An angry mob in Kabul accused a young girl of burning the Holy Quran, beat her to death, threw her dead body to the Kabul River and set it on fire. Some people took videos of this horrible act, and uploaded them on to social media. In less than 24 hours, a whole nation was as though suddenly awakened to the plight of this women and others who face male brutality in Afghanistan. There were rallies and protests across the country and abroad, with demands for justice for Farkhunda, the young lady who was wrongfully lynched to death. Was this an impact of internet and social media?
In the recent years, social media has brought about a big change in communication and the way information is shared all over the world. Media, internet and social media have eased things for various classes, especially the youth. It has helped draw attention to events going around them, sometime facilitative important social discussions and impacting big change.
Afghanistan has also witnessed a tremendous rise in the social media users. According to statistics from the second Afghan Social Media Summit, there are around 1.2 million Afghans using social media platforms. Most of the users are youth and the number is rapidly increasing.
In the recent years, most of the protests and civil activities, especially protests in Kabul are managed via social media platforms and most of the protestors appeal for support and send invitation through social media.
Two years ago NAI (Supporting Open media in Afghanistan) officials stated during the Social Media Week that social media is turning into a medium of great influence and that government, with all its power, fears this. According to NAI, government officials are scared and don’t want to name the Social Media Week in the Afghan Calendar.
In a recent statement, NAI also informed that not only has the number of social media users in Afghanistan increased, but web users have also learned how to best utilise these platforms to their benefit. They have participated in political and social issues via social media and helped bring about tangible change.
Take for instance how social media worked in Farkhunda’s case, elaborating the influence of social media in Afghanistan.
After the incident, the 119 helpline of the police department asked citizens to help locate the killers of Farkhunda. They put an announcement out on their Facebook page appealing, “Please! If you have any video clip or picture from the scene, share it with us, so that it can help us find the killers of late Farkhunda”.
دوستان محترم وگرامی!با ابراز سپاس از همکاری های دوستانی که درقسمت افشای چهره عاملان قتل فرخنده کمک کرده اند ، لطفا اگر …
Within 24 hours of the first announcement, they released another statement on their website saying, “119 Police are thankful of your cooperation to track the killers of Farkhunda. With your help, we were able to arrest 22 suspects.”
Dear Countrymen!The Ministry of Interior appreciates your cooperation in sharing information regarding the martyrdom of…
Most of those who had filmed the scene shared their videos on social media and shared it with each other. And even though most of these videos were filmed on smart phones, people helped identify some of the attackers. People who knew the faces in videos called 119 Police department and disclosed the identity of some killers. Some of them disclosed their social media accounts. It is not clear how many videos and responses 119 Police received from the citizens, but nevertheless it goes to shows how social media could help facilitate a platform for those civilians who had the information and will to help the police.

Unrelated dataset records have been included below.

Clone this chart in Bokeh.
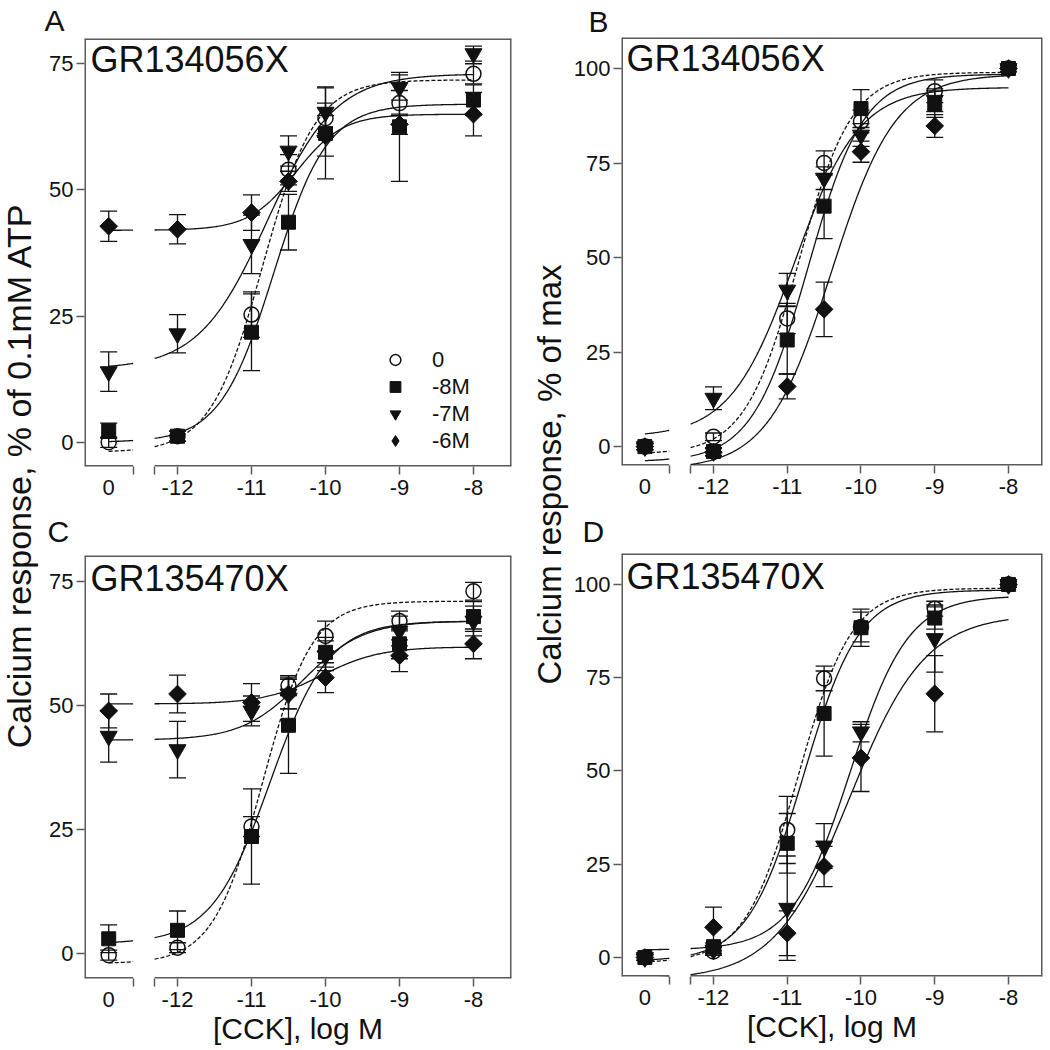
import numpy as np
from bokeh.plotting import figure
from bokeh.layouts import row, column
from bokeh.models import (ColumnDataSource, Whisker, TeeHead, Label, Legend, LegendItem,
                          FixedTicker, Range1d)
from bokeh.embed import file_html
from bokeh.resources import INLINE

FONT = "Liberation Sans"
INK = "#111111"
FRAME = "#5a5a5a"

# ---------------- data ----------------
# first entry is the vehicle ("0" CCK) point, drawn left of the axis break
conc_log = [-12.93, -12, -11, -10.5, -10, -9, -8]
zero_label = "0"
x_tick_vals = [-12, -11, -10, -9, -8]
x_tick_text = ["-12", "-11", "-10", "-9", "-8"]
break_ends = [-12.6, -12.31]
series_names = ["0", "-8M", "-7M", "-6M"]

# Panel A  (GR134056X, % of 0.1mM ATP)
A_0 = [0.0, 1.2, 25.3, 54.0, 64.2, 67.2, 73.0]
A_0_sem = [1.0, 1.0, 4.5, 3.0, 3.0, 2.5, 2.0]
A_8 = [2.3, 1.2, 21.8, 43.6, 61.2, 62.5, 67.8]
A_8_sem = [1.5, 1.0, 7.6, 5.5, 9.0, 10.8, 3.0]
A_7 = [14.0, 21.5, 39.2, 57.7, 65.4, 70.3, 77.0]
A_7_sem = [3.9, 3.8, 5.8, 3.0, 5.0, 2.5, 1.5]
A_6 = [42.8, 42.2, 45.5, 51.7, 60.7, 63.0, 65.0]
A_6_sem = [3.0, 2.9, 3.5, 2.0, 4.0, 2.0, 4.3]
# fitted logistic: bottom, top, logEC50, hill
A_fit_0 = [-2.0, 71.8, -10.85, 1.23]
A_fit_8 = [0.0, 67.0, -10.70, 1.20]
A_fit_7 = [14.5, 73.0, -10.79, 0.94]
A_fit_6 = [42.0, 65.0, -10.40, 1.37]

# Panel B  (GR134056X, % of max)
B_0 = [0.0, 2.6, 33.9, 75.0, 86.0, 94.0, 100.0]
B_0_sem = [0.8, 1.0, 4.0, 3.2, 3.0, 3.0, 0.8]
B_8 = [0.0, -1.3, 28.2, 63.6, 89.4, 90.6, 100.0]
B_8_sem = [0.8, 1.0, 9.0, 8.6, 5.0, 3.5, 0.8]
B_7 = [0.0, 12.8, 41.4, 71.0, 82.4, 91.6, 100.0]
B_7_sem = [0.8, 3.0, 4.4, 3.0, 3.0, 3.0, 0.8]
B_6 = [0.0, -1.5, 15.9, 36.3, 78.0, 84.8, 100.0]
B_6_sem = [0.8, 1.0, 3.3, 7.2, 2.8, 3.0, 0.8]
B_fit_0 = [-2.0, 99.0, -10.85, 1.20]
B_fit_8 = [-4.0, 98.5, -10.72, 1.15]
B_fit_7 = [2.5, 95.0, -10.90, 1.00]
B_fit_6 = [-6.0, 98.5, -10.40, 1.00]

# Panel C  (GR135470X, % of 0.1mM ATP)
C_0 = [-0.3, 1.2, 25.6, 54.0, 64.0, 67.0, 73.0]
C_0_sem = [1.0, 1.0, 2.0, 2.0, 3.0, 2.0, 1.8]
C_8 = [3.0, 4.7, 23.6, 46.0, 60.7, 62.4, 67.9]
C_8_sem = [2.8, 3.9, 9.6, 9.7, 3.0, 3.0, 3.0]
C_7 = [43.8, 41.1, 48.9, 52.3, 60.0, 65.0, 67.0]
C_7_sem = [5.2, 5.7, 3.0, 3.0, 3.0, 3.0, 3.0]
C_6 = [48.9, 52.3, 50.6, 52.3, 55.6, 60.0, 62.4]
C_6_sem = [3.4, 3.8, 3.8, 3.0, 3.0, 3.2, 3.0]
C_fit_0 = [-2.0, 71.0, -10.85, 1.30]
C_fit_8 = [2.0, 67.0, -10.75, 1.10]
C_fit_7 = [43.0, 67.0, -10.31, 1.07]
C_fit_6 = [50.3, 61.8, -10.05, 1.10]

# Panel D  (GR135470X, % of max)
D_0 = [0.0, 1.6, 34.2, 74.8, 88.6, 93.5, 100.0]
D_0_sem = [0.8, 1.0, 9.0, 3.3, 4.0, 2.0, 0.8]
D_8 = [0.0, 2.9, 30.6, 65.4, 88.4, 91.0, 100.0]
D_8_sem = [0.8, 1.0, 8.0, 11.4, 5.0, 3.0, 0.8]
D_7 = [0.0, 2.0, 13.2, 29.9, 60.5, 85.5, 100.0]
D_7_sem = [0.8, 1.0, 14.0, 6.0, 2.7, 9.0, 0.8]
D_6 = [0.0, 8.1, 6.5, 24.4, 53.5, 70.7, 100.0]
D_6_sem = [0.8, 5.4, 6.0, 5.4, 9.0, 10.2, 0.8]
D_fit_0 = [-1.5, 99.0, -10.85, 1.20]
D_fit_8 = [-1.0, 98.5, -10.78, 1.15]
D_fit_7 = [2.0, 97.0, -10.15, 1.10]
D_fit_6 = [-6.0, 92.0, -10.15, 0.85]

ticks_atp = [0, 25, 50, 75]
ticks_max = [0, 25, 50, 75, 100]


def logistic(x, fit):
    b, t, ec, h = fit
    return b + (t - b) / (1.0 + 10.0 ** ((ec - x) * h))


def make_panel(vals, sems, fits, yr, yticks, xr, fw, fh, borders, letter, letter_off,
               letter_standoff, title, title_xy, legend=False, xlabel=False):
    bl, br, bt, bb = borders
    p = figure(frame_width=fw, frame_height=fh, x_range=Range1d(*xr), y_range=Range1d(*yr),
               output_backend="svg", toolbar_location=None,
               min_border_left=bl, min_border_right=br, min_border_top=bt, min_border_bottom=bb)
    p.outline_line_color = None
    p.grid.visible = False
    p.background_fill_color = "white"
    p.border_fill_color = "white"

    # panel letter as the figure title
    p.title.text = letter
    p.title.align = "left"
    p.title.offset = letter_off
    p.title.standoff = letter_standoff
    p.title.text_font = FONT
    p.title.text_font_size = "30px"
    p.title.text_font_style = "normal"
    p.title.text_color = INK

    # x axis: labels from major ticks (no marks), tick marks from minor ticks
    xa = p.xaxis[0]
    major = [conc_log[0]] + x_tick_vals
    xa.ticker = FixedTicker(ticks=major, minor_ticks=break_ends + x_tick_vals)
    ov = {conc_log[0]: zero_label}
    for v, t in zip(x_tick_vals, x_tick_text):
        ov[v] = t
    xa.major_label_overrides = ov
    xa.major_tick_line_color = None
    xa.major_tick_out = 8
    xa.major_tick_in = 0
    xa.minor_tick_line_color = FRAME
    xa.minor_tick_line_width = 1.5
    xa.minor_tick_out = 8
    xa.minor_tick_in = 0
    xa.major_label_standoff = 5

    ya = p.yaxis[0]
    ya.ticker = FixedTicker(ticks=yticks)
    ya.major_tick_line_color = FRAME
    ya.major_tick_line_width = 1.5
    ya.major_tick_out = 8
    ya.major_tick_in = 0
    ya.minor_tick_line_color = None
    ya.major_label_standoff = 3
    for ax in (xa, ya):
        ax.axis_line_color = None
        ax.major_label_text_font = FONT
        ax.major_label_text_font_size = "22px"
        ax.major_label_text_color = INK

    if xlabel:
        xa.axis_label = "[CCK], log M"
        xa.axis_label_text_font = FONT
        xa.axis_label_text_font_size = "30px"
        xa.axis_label_text_font_style = "normal"
        xa.axis_label_text_color = INK
        xa.axis_label_standoff = 2

    # frame with broken bottom edge
    xs, xe = xr
    ys, ye = yr
    p.segment(x0=[xs, xs, xe, xs, break_ends[1]], y0=[ys, ye, ys, ys, ys],
              x1=[xs, xe, xe, break_ends[0], xe], y1=[ye, ye, ye, ys, ys],
              line_color=FRAME, line_width=3)

    # fitted curves (two segments around the axis break)
    xc = np.concatenate([np.linspace(conc_log[0], break_ends[0], 25), [np.nan],
                         np.linspace(break_ends[1], -8, 300)])
    for i, f in enumerate(fits):
        p.line(xc, logistic(xc, f), line_color=INK, line_width=1.3,
               line_dash="4 2" if i == 0 else "solid")

    # error bars
    for v, s in zip(vals, sems):
        src = ColumnDataSource(dict(x=conc_log, lo=[a - b for a, b in zip(v, s)],
                                    hi=[a + b for a, b in zip(v, s)]))
        w = Whisker(source=src, base="x", upper="hi", lower="lo", line_color=INK, line_width=1.3,
                    upper_head=TeeHead(size=17, line_color=INK, line_width=1.3),
                    lower_head=TeeHead(size=17, line_color=INK, line_width=1.3))
        p.add_layout(w)

    # markers (draw -6M, -7M, -8M, then open circles on top)
    r6 = p.scatter(conc_log, vals[3], marker="square", angle=np.pi / 4, size=12.5,
                   fill_color=INK, line_color=INK)
    # same points as an upright diamond (hidden inside the rotated square); used as legend key
    r6_key = p.scatter(conc_log, vals[3], marker="diamond", size=16,
                       fill_color=INK, line_color=INK)
    r7 = p.scatter(conc_log, vals[2], marker="inverted_triangle", size=17,
                   fill_color=INK, line_color=INK)
    r8 = p.scatter(conc_log, vals[1], marker="square", size=14, fill_color=INK, line_color=INK)
    r0 = p.scatter(conc_log, vals[0], marker="circle", size=15, fill_color=None,
                   line_color=INK, line_width=1.5)

    # compound title inside the frame
    p.add_layout(Label(x=title_xy[0], y=title_xy[1], x_units="screen", y_units="screen",
                       text=title, text_font=FONT, text_font_size="36px", text_color=INK))
    if legend:
        items = [LegendItem(label=series_names[0], renderers=[r0]),
                 LegendItem(label=series_names[1], renderers=[r8]),
                 LegendItem(label=series_names[2], renderers=[r7]),
                 LegendItem(label=series_names[3], renderers=[r6_key])]
        lg = Legend(items=items, location=(297, 12), glyph_height=27, glyph_width=28,
                    spacing=0, label_standoff=23, label_text_font=FONT,
                    label_text_font_size="22px", label_text_color=INK, padding=0, margin=0,
                    border_line_color=None, background_fill_alpha=0)
        p.add_layout(lg)
    return p


XR_L = (-13.257, -7.486)
XR_R = (-13.247, -7.539)

pA = make_panel([A_0, A_8, A_7, A_6], [A_0_sem, A_8_sem, A_7_sem, A_6_sem],
                [A_fit_0, A_fit_8, A_fit_7, A_fit_6], (-4.8, 80.0), ticks_atp, XR_L,
                427, 428, (40, 19, 37, 39), "A", -40, 3, "GR134056X", (6, 387), legend=True)
pB = make_panel([B_0, B_8, B_7, B_6], [B_0_sem, B_8_sem, B_7_sem, B_6_sem],
                [B_fit_0, B_fit_8, B_fit_7, B_fit_6], (-5.0, 108.2), ticks_max, XR_R,
                421, 428, (49, 6, 37, 39), "B", -33, 0, "GR134056X", (5, 387))
pC = make_panel([C_0, C_8, C_7, C_6], [C_0_sem, C_8_sem, C_7_sem, C_6_sem],
                [C_fit_0, C_fit_8, C_fit_7, C_fit_6], (-5.0, 80.2), ticks_atp, XR_L,
                427, 423, (40, 19, 49, 70), "C", -37, 15, "GR135470X", (6, 380), xlabel=True)
pD = make_panel([D_0, D_8, D_7, D_6], [D_0_sem, D_8_sem, D_7_sem, D_6_sem],
                [D_fit_0, D_fit_8, D_fit_7, D_fit_6], (-5.1, 108.3), ticks_max, XR_R,
                421, 423, (49, 6, 49, 70), "D", -39, 12, "GR135470X", (5, 380), xlabel=True)


def ylabel_fig(w, h, text, xc, yc, fs):
    f = figure(frame_width=w, frame_height=h, x_range=(0, w), y_range=(0, h),
               x_axis_type=None, y_axis_type=None, output_backend="svg", toolbar_location=None,
               min_border=0)
    f.outline_line_color = None
    f.grid.visible = False
    f.add_layout(Label(x=xc, y=yc, x_units="screen", y_units="screen", text=text, angle=np.pi / 2,
                       text_align="center", text_baseline="middle", text_font=FONT,
                       text_font_size=fs, text_color=INK))
    return f


yl_left = ylabel_fig(44, 1046, "Calcium response, % of 0.1mM ATP", 18, 571, "34px")
yl_right = ylabel_fig(40, 1046, "Calcium response, % of max", 19, 572, "33px")

layout = row(yl_left, column(pA, pC), yl_right, column(pB, pD))
open("out.html", "w").write(file_html(layout, INLINE))
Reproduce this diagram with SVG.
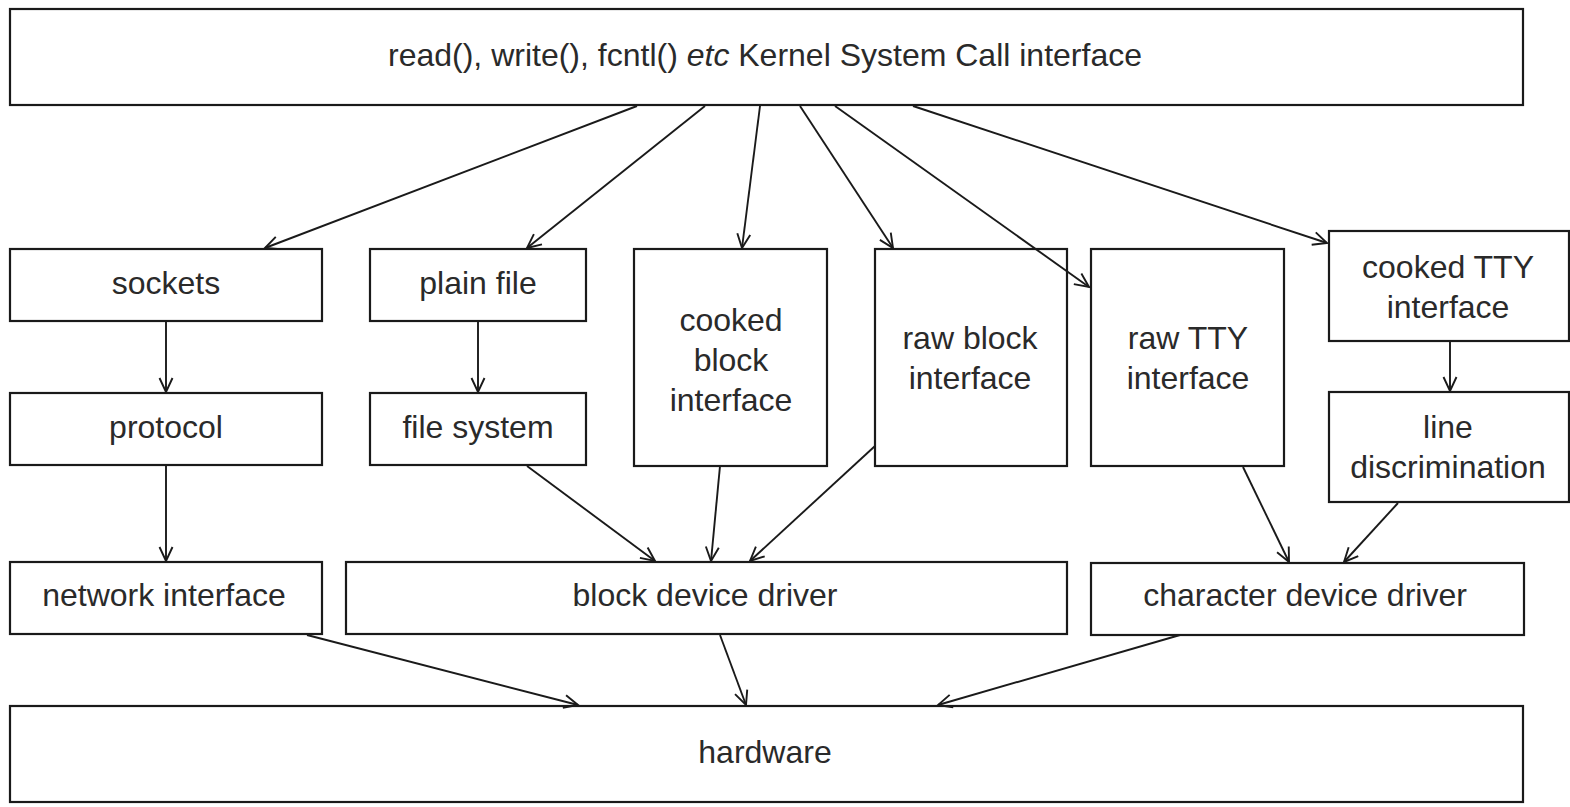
<svg xmlns="http://www.w3.org/2000/svg" width="1570" height="807" viewBox="0 0 1570 807">
<style>
.box{fill:#fff;stroke:#1a1a1a;stroke-width:2.2}
.t{font-family:"Liberation Sans",Arial,sans-serif;font-size:32px;fill:#2a2a2a;text-anchor:middle}
.c{fill:none;stroke:#1a1a1a;stroke-width:1.9;marker-end:url(#ah)}
</style>
<defs>
<marker id="ah" markerUnits="userSpaceOnUse" markerWidth="18" markerHeight="18" viewBox="0 0 18 18" refX="16" refY="9" orient="auto">
<path d="M2,2.5 L16,9 L2,15.5" fill="none" stroke="#1a1a1a" stroke-width="1.9"/>
</marker>
</defs>
<rect width="1570" height="807" fill="#fff"/>
<g id="syscall"><rect class="box" x="10" y="9" width="1513" height="96"/><text class="t" x="765" y="66">read(), write(), fcntl() <tspan font-style="italic">etc</tspan> Kernel System Call interface</text></g>
<g id="sockets"><rect class="box" x="10" y="249" width="312" height="72"/><text class="t" x="166" y="294">sockets</text></g>
<g id="plainfile"><rect class="box" x="370" y="249" width="216" height="72"/><text class="t" x="478" y="294">plain file</text></g>
<g id="cookedblock"><rect class="box" x="634" y="249" width="193" height="217"/><text class="t" x="731" y="331">cooked</text><text class="t" x="731" y="371">block</text><text class="t" x="731" y="411">interface</text></g>
<g id="rawblock"><rect class="box" x="875" y="249" width="192" height="217"/><text class="t" x="970" y="349">raw block</text><text class="t" x="970" y="389">interface</text></g>
<g id="rawtty"><rect class="box" x="1091" y="249" width="193" height="217"/><text class="t" x="1188" y="349">raw TTY</text><text class="t" x="1188" y="389">interface</text></g>
<g id="cookedtty"><rect class="box" x="1329" y="231" width="240" height="110"/><text class="t" x="1448" y="278">cooked TTY</text><text class="t" x="1448" y="318">interface</text></g>
<g id="protocol"><rect class="box" x="10" y="393" width="312" height="72"/><text class="t" x="166" y="438">protocol</text></g>
<g id="filesystem"><rect class="box" x="370" y="393" width="216" height="72"/><text class="t" x="478" y="438">file system</text></g>
<g id="linedisc"><rect class="box" x="1329" y="392" width="240" height="110"/><text class="t" x="1448" y="438">line</text><text class="t" x="1448" y="478">discrimination</text></g>
<g id="netif"><rect class="box" x="10" y="562" width="312" height="72"/><text class="t" x="164" y="606">network interface</text></g>
<g id="blockdrv"><rect class="box" x="346" y="562" width="721" height="72"/><text class="t" x="705" y="606">block device driver</text></g>
<g id="chardrv"><rect class="box" x="1091" y="563" width="433" height="72"/><text class="t" x="1305" y="606">character device driver</text></g>
<g id="hardware"><rect class="box" x="10" y="706" width="1513" height="96"/><text class="t" x="765" y="763">hardware</text></g>
<g id="connectors">
<line class="c" x1="637" y1="106" x2="265" y2="248"/>
<line class="c" x1="705" y1="106" x2="527" y2="248"/>
<line class="c" x1="760" y1="106" x2="742" y2="248"/>
<line class="c" x1="800" y1="106" x2="893" y2="248"/>
<line class="c" x1="835" y1="106" x2="1089" y2="287"/>
<line class="c" x1="913" y1="106" x2="1327" y2="243"/>
<line class="c" x1="166" y1="322" x2="166" y2="392"/>
<line class="c" x1="478" y1="322" x2="478" y2="392"/>
<line class="c" x1="166" y1="466" x2="166" y2="561"/>
<line class="c" x1="1450" y1="342" x2="1450" y2="391"/>
<line class="c" x1="527" y1="466" x2="655" y2="561"/>
<line class="c" x1="720" y1="466" x2="711" y2="561"/>
<line class="c" x1="875" y1="446" x2="750" y2="561"/>
<line class="c" x1="1243" y1="467" x2="1289" y2="562"/>
<line class="c" x1="1398" y1="503" x2="1344" y2="562"/>
<line class="c" x1="307" y1="635" x2="578" y2="705"/>
<line class="c" x1="720" y1="635" x2="746" y2="705"/>
<line class="c" x1="1180" y1="635" x2="938" y2="705"/>
</g>
</svg>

The Director of Investigations Department in the Ministry of Interior said that tracking the killers of Farkhunda with the help of people was of most important. He said that the evidence and documents given to police by people played a vital role in finding the perpetrators. He added they were able to arrest 30 individuals with the help of people. He also asked the citizens to help them find the rest of the attackers.
And yet, despite this evident influence that the new media has in Afghanistan, there are many who continue to undermine its impact on the real world. Take for instance the spokesperson to the Kabul police who was sacked for supporting the killers of Farkhunda on a post on his Facebook page.
Similarly, there were others such as the Deputy Minister of information and culture, Simin Ghazal Hassanzada who, in their initial reaction to the incident. expressed their emotional views against Farkhunda, earning the ire of the many Afghan web users. Following wide condemnation by this empowered section of the Afghan society, they were forced to retract their statements and issue apologies.
Irrespective of what you believe to be the human and legal aspects of Farkhunda’s death, the events that followed has displayed the ability of social media to empower common citizens against uncivilized and primitive forces that our country faces every day.